▸ WRITTEN REQUEST
Copy all of the material exactly. Pictures are not to appear in the copy.

--------------------

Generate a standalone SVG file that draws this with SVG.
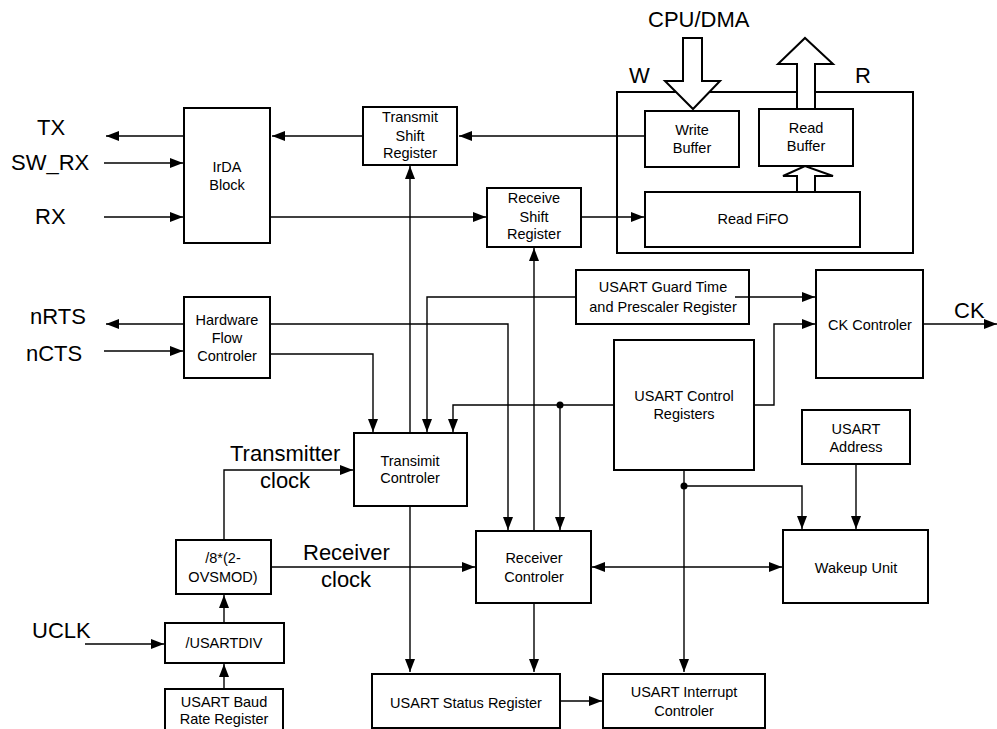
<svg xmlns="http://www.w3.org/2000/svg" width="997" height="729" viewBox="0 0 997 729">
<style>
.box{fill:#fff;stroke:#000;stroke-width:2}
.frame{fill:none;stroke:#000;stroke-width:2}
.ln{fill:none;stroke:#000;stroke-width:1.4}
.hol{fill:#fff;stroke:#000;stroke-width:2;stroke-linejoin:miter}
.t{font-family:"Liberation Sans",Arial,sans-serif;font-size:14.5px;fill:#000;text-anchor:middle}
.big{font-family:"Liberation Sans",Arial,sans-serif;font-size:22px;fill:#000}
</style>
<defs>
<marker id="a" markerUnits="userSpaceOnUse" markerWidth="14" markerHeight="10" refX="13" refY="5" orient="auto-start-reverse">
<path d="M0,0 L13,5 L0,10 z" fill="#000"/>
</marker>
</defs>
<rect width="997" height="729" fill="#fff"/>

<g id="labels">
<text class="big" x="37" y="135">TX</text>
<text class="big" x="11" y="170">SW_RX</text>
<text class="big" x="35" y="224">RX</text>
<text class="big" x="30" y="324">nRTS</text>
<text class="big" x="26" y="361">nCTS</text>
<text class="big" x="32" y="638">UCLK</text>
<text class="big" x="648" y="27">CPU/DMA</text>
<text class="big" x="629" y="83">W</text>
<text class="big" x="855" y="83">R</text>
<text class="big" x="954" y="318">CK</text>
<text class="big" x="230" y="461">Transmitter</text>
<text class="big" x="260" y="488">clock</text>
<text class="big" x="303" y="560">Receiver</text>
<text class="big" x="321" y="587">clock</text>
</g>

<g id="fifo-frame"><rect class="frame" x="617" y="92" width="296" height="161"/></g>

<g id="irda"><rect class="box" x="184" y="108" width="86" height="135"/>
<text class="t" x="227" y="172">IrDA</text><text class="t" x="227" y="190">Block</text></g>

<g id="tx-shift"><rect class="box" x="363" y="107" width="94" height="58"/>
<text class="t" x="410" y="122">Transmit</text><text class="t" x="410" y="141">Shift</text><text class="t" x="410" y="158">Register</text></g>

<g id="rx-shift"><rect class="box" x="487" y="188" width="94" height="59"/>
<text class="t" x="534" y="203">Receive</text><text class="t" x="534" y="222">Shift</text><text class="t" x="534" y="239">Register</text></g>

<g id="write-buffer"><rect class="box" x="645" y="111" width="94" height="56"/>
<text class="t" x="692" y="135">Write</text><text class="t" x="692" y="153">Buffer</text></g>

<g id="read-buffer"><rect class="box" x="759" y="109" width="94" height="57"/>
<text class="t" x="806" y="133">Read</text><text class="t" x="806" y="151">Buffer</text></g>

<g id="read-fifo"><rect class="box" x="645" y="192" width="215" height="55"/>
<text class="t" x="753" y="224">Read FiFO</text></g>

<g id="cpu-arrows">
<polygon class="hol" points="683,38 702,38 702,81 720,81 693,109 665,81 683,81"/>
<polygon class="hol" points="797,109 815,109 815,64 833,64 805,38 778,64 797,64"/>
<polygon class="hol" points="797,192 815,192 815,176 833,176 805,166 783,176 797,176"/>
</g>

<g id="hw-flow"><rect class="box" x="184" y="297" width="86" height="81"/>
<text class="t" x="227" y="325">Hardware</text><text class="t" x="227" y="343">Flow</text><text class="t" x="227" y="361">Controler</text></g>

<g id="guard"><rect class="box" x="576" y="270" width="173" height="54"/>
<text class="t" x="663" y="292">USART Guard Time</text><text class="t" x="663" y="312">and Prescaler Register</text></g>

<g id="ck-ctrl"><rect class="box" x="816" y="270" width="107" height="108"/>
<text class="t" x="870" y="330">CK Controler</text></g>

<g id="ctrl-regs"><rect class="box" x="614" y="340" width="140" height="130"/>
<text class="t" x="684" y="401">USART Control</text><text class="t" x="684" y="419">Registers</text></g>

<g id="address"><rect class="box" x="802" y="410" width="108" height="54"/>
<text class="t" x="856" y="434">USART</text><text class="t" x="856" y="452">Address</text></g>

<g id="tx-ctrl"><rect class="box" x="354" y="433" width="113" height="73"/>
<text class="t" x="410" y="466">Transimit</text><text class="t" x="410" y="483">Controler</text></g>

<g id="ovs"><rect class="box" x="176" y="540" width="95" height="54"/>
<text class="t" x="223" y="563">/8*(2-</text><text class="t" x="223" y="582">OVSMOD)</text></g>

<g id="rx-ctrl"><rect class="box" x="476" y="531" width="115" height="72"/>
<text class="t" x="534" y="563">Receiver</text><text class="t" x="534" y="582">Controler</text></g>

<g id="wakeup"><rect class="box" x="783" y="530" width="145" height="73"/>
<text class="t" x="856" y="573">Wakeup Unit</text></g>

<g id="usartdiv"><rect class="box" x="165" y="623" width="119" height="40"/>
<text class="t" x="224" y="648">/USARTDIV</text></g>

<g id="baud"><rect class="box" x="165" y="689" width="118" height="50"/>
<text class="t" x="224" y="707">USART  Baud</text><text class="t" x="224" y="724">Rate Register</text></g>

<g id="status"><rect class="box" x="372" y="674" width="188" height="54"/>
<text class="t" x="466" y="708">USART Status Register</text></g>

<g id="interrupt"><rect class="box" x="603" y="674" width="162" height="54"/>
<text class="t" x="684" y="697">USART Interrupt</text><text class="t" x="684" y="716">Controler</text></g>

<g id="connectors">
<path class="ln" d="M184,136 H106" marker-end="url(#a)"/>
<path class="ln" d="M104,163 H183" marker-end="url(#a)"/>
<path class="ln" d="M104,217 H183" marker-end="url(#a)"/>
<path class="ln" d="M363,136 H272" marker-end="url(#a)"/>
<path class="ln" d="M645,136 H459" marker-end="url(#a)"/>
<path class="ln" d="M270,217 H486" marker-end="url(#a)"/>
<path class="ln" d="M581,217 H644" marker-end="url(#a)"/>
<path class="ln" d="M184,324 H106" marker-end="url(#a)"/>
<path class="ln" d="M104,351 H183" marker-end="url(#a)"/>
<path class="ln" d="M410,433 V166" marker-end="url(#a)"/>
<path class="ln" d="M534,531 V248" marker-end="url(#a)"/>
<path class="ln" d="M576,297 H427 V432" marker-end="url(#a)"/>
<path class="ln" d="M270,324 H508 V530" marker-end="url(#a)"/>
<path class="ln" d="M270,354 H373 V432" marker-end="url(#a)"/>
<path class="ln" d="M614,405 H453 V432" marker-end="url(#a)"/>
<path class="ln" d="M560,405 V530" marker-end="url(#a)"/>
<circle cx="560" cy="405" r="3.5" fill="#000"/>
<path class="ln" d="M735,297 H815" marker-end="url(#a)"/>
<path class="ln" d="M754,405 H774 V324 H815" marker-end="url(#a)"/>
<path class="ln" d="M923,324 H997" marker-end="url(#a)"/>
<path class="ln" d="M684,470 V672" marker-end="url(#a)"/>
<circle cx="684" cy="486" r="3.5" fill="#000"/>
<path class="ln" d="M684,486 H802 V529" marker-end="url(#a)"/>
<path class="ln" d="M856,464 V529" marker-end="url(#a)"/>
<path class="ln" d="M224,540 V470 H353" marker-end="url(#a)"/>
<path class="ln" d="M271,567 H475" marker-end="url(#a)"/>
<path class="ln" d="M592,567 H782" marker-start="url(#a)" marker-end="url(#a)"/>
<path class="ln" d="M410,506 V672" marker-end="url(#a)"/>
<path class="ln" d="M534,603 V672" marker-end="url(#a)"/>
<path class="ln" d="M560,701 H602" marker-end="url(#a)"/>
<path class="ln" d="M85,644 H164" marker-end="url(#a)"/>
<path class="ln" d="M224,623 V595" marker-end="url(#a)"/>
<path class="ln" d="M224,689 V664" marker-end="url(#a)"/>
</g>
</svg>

--------------------

▸ WORKED ANSWER
Generate a standalone SVG file that draws this with SVG.
<svg xmlns="http://www.w3.org/2000/svg" width="997" height="729" viewBox="0 0 997 729">
<style>
.box{fill:#fff;stroke:#000;stroke-width:2}
.frame{fill:none;stroke:#000;stroke-width:2}
.ln{fill:none;stroke:#000;stroke-width:1.4}
.hol{fill:#fff;stroke:#000;stroke-width:2;stroke-linejoin:miter}
.t{font-family:"Liberation Sans",Arial,sans-serif;font-size:14.5px;fill:#000;text-anchor:middle}
.big{font-family:"Liberation Sans",Arial,sans-serif;font-size:22px;fill:#000}
</style>
<defs>
<marker id="a" markerUnits="userSpaceOnUse" markerWidth="14" markerHeight="10" refX="13" refY="5" orient="auto-start-reverse">
<path d="M0,0 L13,5 L0,10 z" fill="#000"/>
</marker>
</defs>
<rect width="997" height="729" fill="#fff"/>

<g id="labels">
<text class="big" x="37" y="135">TX</text>
<text class="big" x="11" y="170">SW_RX</text>
<text class="big" x="35" y="224">RX</text>
<text class="big" x="30" y="324">nRTS</text>
<text class="big" x="26" y="361">nCTS</text>
<text class="big" x="32" y="638">UCLK</text>
<text class="big" x="648" y="27">CPU/DMA</text>
<text class="big" x="629" y="83">W</text>
<text class="big" x="855" y="83">R</text>
<text class="big" x="954" y="318">CK</text>
<text class="big" x="230" y="461">Transmitter</text>
<text class="big" x="260" y="488">clock</text>
<text class="big" x="303" y="560">Receiver</text>
<text class="big" x="321" y="587">clock</text>
</g>

<g id="fifo-frame"><rect class="frame" x="617" y="92" width="296" height="161"/></g>

<g id="irda"><rect class="box" x="184" y="108" width="86" height="135"/>
<text class="t" x="227" y="172">IrDA</text><text class="t" x="227" y="190">Block</text></g>

<g id="tx-shift"><rect class="box" x="363" y="107" width="94" height="58"/>
<text class="t" x="410" y="122">Transmit</text><text class="t" x="410" y="141">Shift</text><text class="t" x="410" y="158">Register</text></g>

<g id="rx-shift"><rect class="box" x="487" y="188" width="94" height="59"/>
<text class="t" x="534" y="203">Receive</text><text class="t" x="534" y="222">Shift</text><text class="t" x="534" y="239">Register</text></g>

<g id="write-buffer"><rect class="box" x="645" y="111" width="94" height="56"/>
<text class="t" x="692" y="135">Write</text><text class="t" x="692" y="153">Buffer</text></g>

<g id="read-buffer"><rect class="box" x="759" y="109" width="94" height="57"/>
<text class="t" x="806" y="133">Read</text><text class="t" x="806" y="151">Buffer</text></g>

<g id="read-fifo"><rect class="box" x="645" y="192" width="215" height="55"/>
<text class="t" x="753" y="224">Read FiFO</text></g>

<g id="cpu-arrows">
<polygon class="hol" points="683,38 702,38 702,81 720,81 693,109 665,81 683,81"/>
<polygon class="hol" points="797,109 815,109 815,64 833,64 805,38 778,64 797,64"/>
<polygon class="hol" points="797,192 815,192 815,176 833,176 805,166 783,176 797,176"/>
</g>

<g id="hw-flow"><rect class="box" x="184" y="297" width="86" height="81"/>
<text class="t" x="227" y="325">Hardware</text><text class="t" x="227" y="343">Flow</text><text class="t" x="227" y="361">Controler</text></g>

<g id="guard"><rect class="box" x="576" y="270" width="173" height="54"/>
<text class="t" x="663" y="292">USART Guard Time</text><text class="t" x="663" y="312">and Prescaler Register</text></g>

<g id="ck-ctrl"><rect class="box" x="816" y="270" width="107" height="108"/>
<text class="t" x="870" y="330">CK Controler</text></g>

<g id="ctrl-regs"><rect class="box" x="614" y="340" width="140" height="130"/>
<text class="t" x="684" y="401">USART Control</text><text class="t" x="684" y="419">Registers</text></g>

<g id="address"><rect class="box" x="802" y="410" width="108" height="54"/>
<text class="t" x="856" y="434">USART</text><text class="t" x="856" y="452">Address</text></g>

<g id="tx-ctrl"><rect class="box" x="354" y="433" width="113" height="73"/>
<text class="t" x="410" y="466">Transimit</text><text class="t" x="410" y="483">Controler</text></g>

<g id="ovs"><rect class="box" x="176" y="540" width="95" height="54"/>
<text class="t" x="223" y="563">/8*(2-</text><text class="t" x="223" y="582">OVSMOD)</text></g>

<g id="rx-ctrl"><rect class="box" x="476" y="531" width="115" height="72"/>
<text class="t" x="534" y="563">Receiver</text><text class="t" x="534" y="582">Controler</text></g>

<g id="wakeup"><rect class="box" x="783" y="530" width="145" height="73"/>
<text class="t" x="856" y="573">Wakeup Unit</text></g>

<g id="usartdiv"><rect class="box" x="165" y="623" width="119" height="40"/>
<text class="t" x="224" y="648">/USARTDIV</text></g>

<g id="baud"><rect class="box" x="165" y="689" width="118" height="50"/>
<text class="t" x="224" y="707">USART  Baud</text><text class="t" x="224" y="724">Rate Register</text></g>

<g id="status"><rect class="box" x="372" y="674" width="188" height="54"/>
<text class="t" x="466" y="708">USART Status Register</text></g>

<g id="interrupt"><rect class="box" x="603" y="674" width="162" height="54"/>
<text class="t" x="684" y="697">USART Interrupt</text><text class="t" x="684" y="716">Controler</text></g>

<g id="connectors">
<path class="ln" d="M184,136 H106" marker-end="url(#a)"/>
<path class="ln" d="M104,163 H183" marker-end="url(#a)"/>
<path class="ln" d="M104,217 H183" marker-end="url(#a)"/>
<path class="ln" d="M363,136 H272" marker-end="url(#a)"/>
<path class="ln" d="M645,136 H459" marker-end="url(#a)"/>
<path class="ln" d="M270,217 H486" marker-end="url(#a)"/>
<path class="ln" d="M581,217 H644" marker-end="url(#a)"/>
<path class="ln" d="M184,324 H106" marker-end="url(#a)"/>
<path class="ln" d="M104,351 H183" marker-end="url(#a)"/>
<path class="ln" d="M410,433 V166" marker-end="url(#a)"/>
<path class="ln" d="M534,531 V248" marker-end="url(#a)"/>
<path class="ln" d="M576,297 H427 V432" marker-end="url(#a)"/>
<path class="ln" d="M270,324 H508 V530" marker-end="url(#a)"/>
<path class="ln" d="M270,354 H373 V432" marker-end="url(#a)"/>
<path class="ln" d="M614,405 H453 V432" marker-end="url(#a)"/>
<path class="ln" d="M560,405 V530" marker-end="url(#a)"/>
<circle cx="560" cy="405" r="3.5" fill="#000"/>
<path class="ln" d="M735,297 H815" marker-end="url(#a)"/>
<path class="ln" d="M754,405 H774 V324 H815" marker-end="url(#a)"/>
<path class="ln" d="M923,324 H997" marker-end="url(#a)"/>
<path class="ln" d="M684,470 V672" marker-end="url(#a)"/>
<circle cx="684" cy="486" r="3.5" fill="#000"/>
<path class="ln" d="M684,486 H802 V529" marker-end="url(#a)"/>
<path class="ln" d="M856,464 V529" marker-end="url(#a)"/>
<path class="ln" d="M224,540 V470 H353" marker-end="url(#a)"/>
<path class="ln" d="M271,567 H475" marker-end="url(#a)"/>
<path class="ln" d="M592,567 H782" marker-start="url(#a)" marker-end="url(#a)"/>
<path class="ln" d="M410,506 V672" marker-end="url(#a)"/>
<path class="ln" d="M534,603 V672" marker-end="url(#a)"/>
<path class="ln" d="M560,701 H602" marker-end="url(#a)"/>
<path class="ln" d="M85,644 H164" marker-end="url(#a)"/>
<path class="ln" d="M224,623 V595" marker-end="url(#a)"/>
<path class="ln" d="M224,689 V664" marker-end="url(#a)"/>
</g>
</svg>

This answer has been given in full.